BY LUCY CAULKETT
Inequality is rife in Hollywood Hollywood when it comes to top posts like that of a directors, according to a study released Wednesday.
In 2013 and 2014, women made up only 6.4% of the 376 directors of feature films released in 2013 and 2014 according to a diversity study by the Directors Guild of America. The percentage was even lower for women of color, who made up 1.3% of the directing pool. The report found that white males received significantly more director jobs at 82.4% of the total, while only 12.5% of feature directors during that timespan were minorities.

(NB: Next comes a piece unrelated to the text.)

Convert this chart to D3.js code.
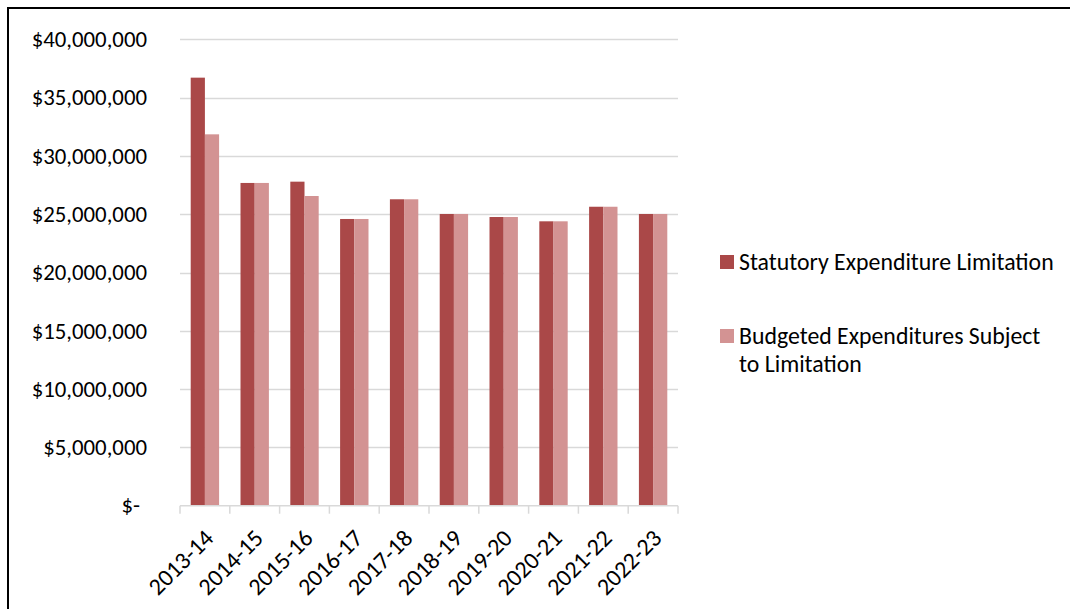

“The numbers indicate that women and minority directors are practically excluded from this multibillion-dollar industry, and this has a huge financial and cultural impact on our global society,” DGA Diversity Task Force co-chair Todd Holland told eye of media. “Progress in the film studios will only come when top bosses in the film industry take this information and commit to becoming real agents of change with solutions. It says a lot about an organisation when they snub a whole group of people even though they have the talents to make a positive and needed contribution to any given industry”
Throughout the period of the study, no woman directed a film conducted by top production companies including Warner Bros, Disney, the Weinstein Company or Open Road, according to the report. The DGA study does not include foreign films, documentaries, animated films or re-releases. The study highlights a disturbing reality that sexual and racial discrimination reigns supreme in big production houses and needs to be redressed urgently. The implication of the finding is that men and white males in production houses in America are unjustifiably preventing their counter parts from excelling in the industry , and suppressing them from advancing their careers to the levels desirable and possible.
The directors guild who conducted the research is an entertainment guild which represents the interests the interests of film and television directors in the United States motion picture industry and abroad. It was founded as the screen Directors Guild in 1936 and joined forces with the Radio and Television Directors Guild in 1960 and became the modern Directors Guild of America.